After working at the General Atomic Company in San Diego (plasma physics), he moved back to Harvard University for the third year of his studies. Wilson then returned to Cal Tech to finish off his theoreti¬cal ideas. He repeatedly travelled back to his home in the East, and enjoyed the benefits of computer support and other assistance with the theorists at M.I.T. (Massachusetts Institute of Technology). In 1962, he went to Europe for a year to continue work at CERN in Geneva, first as a Junior Fellow, and then as a Ford Foundation fellow. In September 1963, Wilson became an Assistant Professor at Cornell University in Ithaca (N.Y.), where he was later given a Chair as the James A. Weeks Professor. He decided to stay here because he was having success in attempting to create a new understanding of the inner order of condensed matter in a “critical” state, i.e. during phase transitions.

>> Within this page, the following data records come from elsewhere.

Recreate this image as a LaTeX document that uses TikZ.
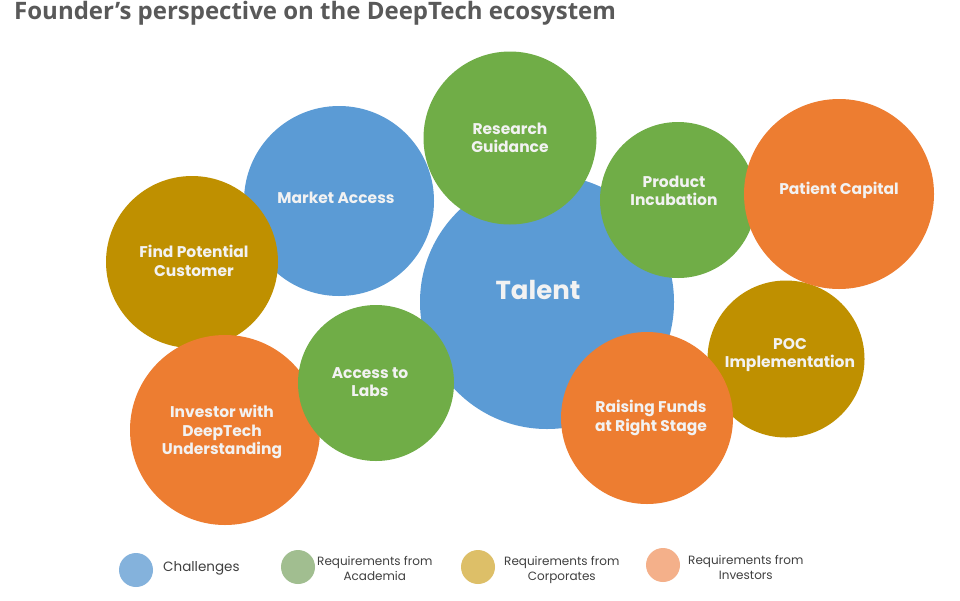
\documentclass[tikz,border=0pt]{standalone}
\usepackage{fontspec}
\setmainfont{Poppins}
\newfontfamily\titlefont{Open Sans}
\definecolor{cblue}{HTML}{5B9BD5}
\definecolor{cgreen}{HTML}{70AD47}
\definecolor{cgold}{HTML}{BF9000}
\definecolor{corange}{HTML}{ED7D31}
\definecolor{lblue}{HTML}{84B2DC}
\definecolor{lgreen}{HTML}{A1BE90}
\definecolor{lgold}{HTML}{DDBF68}
\definecolor{lorange}{HTML}{F4B08A}
\definecolor{titlegray}{HTML}{595959}
\definecolor{leggray}{HTML}{404040}
\tikzset{
  bub/.style={circle, inner sep=0pt, minimum size=#1},
  lbl/.style={text=white!95!black, font=\bfseries\fontsize{15.5}{18.5}\selectfont, align=center, inner sep=0pt},
  legdot/.style={circle, inner sep=0pt, minimum size=34pt},
  legtxt/.style={text=leggray, font=\fontsize{12}{15}\selectfont, align=center, inner sep=0pt}
}
\begin{document}
\begin{tikzpicture}[x=1pt,y=-1pt]
\useasboundingbox (0,0) rectangle (960,600);
\fill[white] (0,0) rectangle (960,600);
\node[anchor=base west, text=titlegray, font=\titlefont\bfseries\fontsize{24}{28}\selectfont, inner sep=0pt] (title) at (14,19) {Founder’s perspective on the DeepTech ecosystem};
% circles (back to front)
\node[bub=254pt, fill=cblue] (talent) at (547,302) {};
\node[bub=190pt, fill=cblue] (market) at (339,201) {};
\node[bub=172pt, fill=cgold] (find) at (192,262) {};
\node[bub=190pt, fill=corange] (investor) at (225,430) {};
\node[bub=156pt, fill=cgreen] (labs) at (376,383) {};
\node[bub=173pt, fill=cgreen] (research) at (510,138) {};
\node[bub=156pt, fill=cgreen] (incub) at (678,200) {};
\node[bub=157pt, fill=cgold] (poc) at (786,359) {};
\node[bub=190pt, fill=corange] (patient) at (839,194) {};
\node[bub=172pt, fill=corange] (raising) at (647,418) {};
% labels
\node[lbl, font=\bfseries\fontsize{26}{30}\selectfont] (talentT) at (538,290) {Talent};
\node[lbl] (marketT) at (336,198) {Market Access};
\node[lbl] (findT) at (194,261) {Find Potential\\Customer};
\node[lbl] (investorT) at (222,432) {Investor with\\DeepTech\\Understanding};
\node[lbl] (labsT) at (370,382) {Access to\\Labs};
\node[lbl] (researchT) at (510,138) {Research\\Guidance};
\node[lbl] (incubT) at (674,191) {Product\\Incubation};
\node[lbl] (pocT) at (790,355) {POC\\Implementation};
\node[lbl] (patientT) at (839,190) {Patient Capital};
\node[lbl] (raisingT) at (651,418) {Raising Funds\\at Right Stage};
% legend
\node[legdot, fill=lblue] (l1) at (136,570) {};
\node[legtxt, anchor=west, font=\fontsize{13.5}{15}\selectfont] (l1t) at (163,568) {Challenges};
\node[legdot, fill=lgreen] (l2) at (298,567) {};
\node[legtxt, anchor=west] (l2t) at (317,568) {Requirements from\\Academia};
\node[legdot, fill=lgold] (l3) at (478,567) {};
\node[legtxt, anchor=west] (l3t) at (504,570) {Requirements from\\Corporates};
\node[legdot, fill=lorange] (l4) at (663,565) {};
\node[legtxt, anchor=west] (l4t) at (688,567) {Requirements from\\Investors};
\end{tikzpicture}
\end{document}
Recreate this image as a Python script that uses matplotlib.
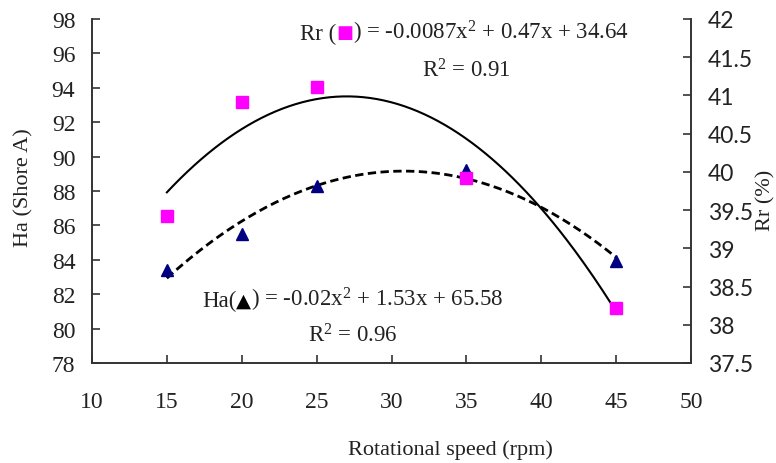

He developed a theory which enabled scientists to explain not only the spatial and temporal density fluctuations of water close to the critical point, but for example also the magnetising behaviour of iron when it approaches the Curie point (770° C) and the optical appearances of critical opalescence with water. Wilson used a renormalisation process from the quantum field theory, with which it became possible to calculate the “critical exponents”, which play a major role in rearranging spin alignment in individual lattice ranges. For his successful explanation of critical phenomena in phase transitions, Wilson received the Nobel Prize for Physics in 1982.